Reagan instructed his audience that day to pray that America be guided by learning, faith, and freedom. He cited the author of Democracy in America: "Tocqueville said it in 1835, and it's as true today as it was then: 'Despotism may govern without faith, but liberty cannot. Religion is more needed in democratic societies than in any other.'"' With a sly nod to his academic audience, he warned, "Learning is a good thing, but unless it's tempered by faith and a love of freedom, it can be very dangerous indeed. The names of many intellectuals are recorded on the rolls of infamy, from Robespierre to Lenin to Ho Chi Minh to Pol Pot."

In particular, Reagan believed that biblical wisdom was indispensable in devising intelligent law. One thing that "must never change" in America, he contended, is that men and women must "seek Divine guidance in the policies of their government and the promulgation of their laws." They must, he urged, "make our laws and government not only a model to mankind, but a testament to the wisdom and mercy of God. "'

A belief in the power of prayer, and an inclination to extend the lessons of religion to the challenges of policy: in these and other ways Ronald Reagan's spirituality shaped his presidency.

Prayer and the Presidency

Throughout the 1980s, Reagan often seized the opportunity to preach the power of prayer. Twice during the presidential debates with Walter Mondale, he said he couldn't imagine how someone could carry out the "awesome responsibilities" of the presidency without prayer. To think otherwise struck him as "absurd." He didn't think he could carry on without trust in a higher authority. ' He expressed this sentiment repeatedly in private letters throughout his presidency, frequently invoking the image of Lincoln on his knees.

One of the best chances of getting a letter or phone call from the president was to let him know that he was in the correspondent's prayers. A letter from Father Robert J. Baffa, informing Reagan that the Catholic Student Association at the University of Vermont and Norwich University was planning a twenty-four-hour interfaith prayer vigil to coincide with the Washington summit, prompted a personal telephone call from Reagan.

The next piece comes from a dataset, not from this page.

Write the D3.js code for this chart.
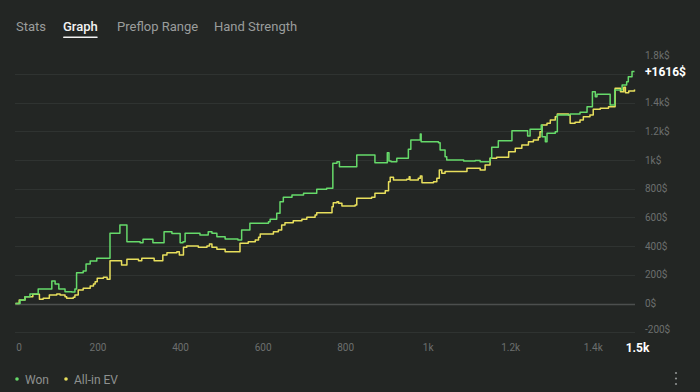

On one occasion, Secretary Margaret Heckler of Health and Human Services suggested that Reagan's cabinet meetings should open with a prayer. It was an unorthodox proposal; only Dwight Eisenhower is on record as opening such meetings with prayer on a regular basis. To Heckler's suggestion, Reagan simply replied "I do." That is, he was already in the habit of praying, alone and to himself, before each meeting. Don Hodel, then secretary of energy and now president of Focus on the Family ministries, witnessed the exchange. "He both responded to the suggestion and closed the subject," said Hodel. "There was no debate. No controversy. That was it. He prayed himself."

Reagan personally penciled into a February 1983 speech the following lines: "I know at times we feel that perhaps in our prayers we ask too much. Or possibly we feel something isn't important enough to be bothering God with it." He advised placing that decision in God's hands: "Maybe we should let Him decide these things."

One of Reagan's favorite images was that of George Washington praying at Valley Forge, which he called the "most sublime image in American history." Washington kneeling in the snow, he said in a radio address in December 1983, "personified a people who knew it was not enough to depend on their own courage and goodness; they must also seek help from God, their Father and their Preserver."

If there was one passage in time that shed light on Reagan's penchant for prayer while in office, it was the period before 241 marines were killed by a suicide bomber in Beirut, Lebanon, in October 1983. Those days saw a series of sporadic deaths in the ruined city. Troops were steadily picked off, slowly bleeding the strength and morale of the forces. Reagan insisted on being immediately notified of these deaths, regardless of the time of day. "He wanted to be awakened as soon as possible," recalled Bill Clark, then Reagan's national security adviser. Often, the Pentagon informed Clark in the middle of the night, and it was his job to bring Reagan the news. The president would express regret; then, sometimes, a pause would follow as Reagan stopped to pray in silence.

Reagan always took the names of the marines and the phone numbers of their next of kin, and when he called to offer his condolences he would often pray with the families. "By custom," said Clark, "he would say: Should we say a little prayer?" The answer was usually yes, and the president prayed with the grieving loved ones over the telephone.

Speaking at the National Prayer Breakfast in February 1983, Reagan had reminded his listeners that America had relied on God in the past, and must be willing to do so again. In these calls and many other expressions of faith during his time in office, he made plain his belief in the power of prayer.